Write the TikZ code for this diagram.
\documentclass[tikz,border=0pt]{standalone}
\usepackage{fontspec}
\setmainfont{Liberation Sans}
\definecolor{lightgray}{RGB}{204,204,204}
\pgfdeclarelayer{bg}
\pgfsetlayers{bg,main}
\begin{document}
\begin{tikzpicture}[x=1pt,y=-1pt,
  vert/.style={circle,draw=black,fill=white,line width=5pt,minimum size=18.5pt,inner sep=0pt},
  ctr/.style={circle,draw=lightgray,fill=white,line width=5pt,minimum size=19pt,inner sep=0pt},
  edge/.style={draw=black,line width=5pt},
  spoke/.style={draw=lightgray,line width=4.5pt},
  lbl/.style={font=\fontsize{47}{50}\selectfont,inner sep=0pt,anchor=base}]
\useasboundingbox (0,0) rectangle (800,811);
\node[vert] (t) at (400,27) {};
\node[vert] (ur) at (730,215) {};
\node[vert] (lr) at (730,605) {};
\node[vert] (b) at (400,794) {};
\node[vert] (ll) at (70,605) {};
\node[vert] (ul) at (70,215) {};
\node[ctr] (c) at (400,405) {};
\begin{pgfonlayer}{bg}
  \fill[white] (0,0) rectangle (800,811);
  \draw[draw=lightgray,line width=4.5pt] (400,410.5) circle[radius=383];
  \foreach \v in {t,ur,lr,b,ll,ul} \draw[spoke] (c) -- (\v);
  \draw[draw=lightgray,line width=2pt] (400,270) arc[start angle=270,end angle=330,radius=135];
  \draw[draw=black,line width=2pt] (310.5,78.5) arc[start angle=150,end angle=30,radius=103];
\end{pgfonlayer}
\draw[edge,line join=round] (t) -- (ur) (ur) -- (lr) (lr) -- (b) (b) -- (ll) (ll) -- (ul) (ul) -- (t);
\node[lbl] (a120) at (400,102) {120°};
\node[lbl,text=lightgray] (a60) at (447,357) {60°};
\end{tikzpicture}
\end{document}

┄┄┄┄┄┄

Reproduce the data shown above exactly.

== Solution for this task ==
Write the TikZ code for this diagram.
\documentclass[tikz,border=0pt]{standalone}
\usepackage{fontspec}
\setmainfont{Liberation Sans}
\definecolor{lightgray}{RGB}{204,204,204}
\pgfdeclarelayer{bg}
\pgfsetlayers{bg,main}
\begin{document}
\begin{tikzpicture}[x=1pt,y=-1pt,
  vert/.style={circle,draw=black,fill=white,line width=5pt,minimum size=18.5pt,inner sep=0pt},
  ctr/.style={circle,draw=lightgray,fill=white,line width=5pt,minimum size=19pt,inner sep=0pt},
  edge/.style={draw=black,line width=5pt},
  spoke/.style={draw=lightgray,line width=4.5pt},
  lbl/.style={font=\fontsize{47}{50}\selectfont,inner sep=0pt,anchor=base}]
\useasboundingbox (0,0) rectangle (800,811);
\node[vert] (t) at (400,27) {};
\node[vert] (ur) at (730,215) {};
\node[vert] (lr) at (730,605) {};
\node[vert] (b) at (400,794) {};
\node[vert] (ll) at (70,605) {};
\node[vert] (ul) at (70,215) {};
\node[ctr] (c) at (400,405) {};
\begin{pgfonlayer}{bg}
  \fill[white] (0,0) rectangle (800,811);
  \draw[draw=lightgray,line width=4.5pt] (400,410.5) circle[radius=383];
  \foreach \v in {t,ur,lr,b,ll,ul} \draw[spoke] (c) -- (\v);
  \draw[draw=lightgray,line width=2pt] (400,270) arc[start angle=270,end angle=330,radius=135];
  \draw[draw=black,line width=2pt] (310.5,78.5) arc[start angle=150,end angle=30,radius=103];
\end{pgfonlayer}
\draw[edge,line join=round] (t) -- (ur) (ur) -- (lr) (lr) -- (b) (b) -- (ll) (ll) -- (ul) (ul) -- (t);
\node[lbl] (a120) at (400,102) {120°};
\node[lbl,text=lightgray] (a60) at (447,357) {60°};
\end{tikzpicture}
\end{document}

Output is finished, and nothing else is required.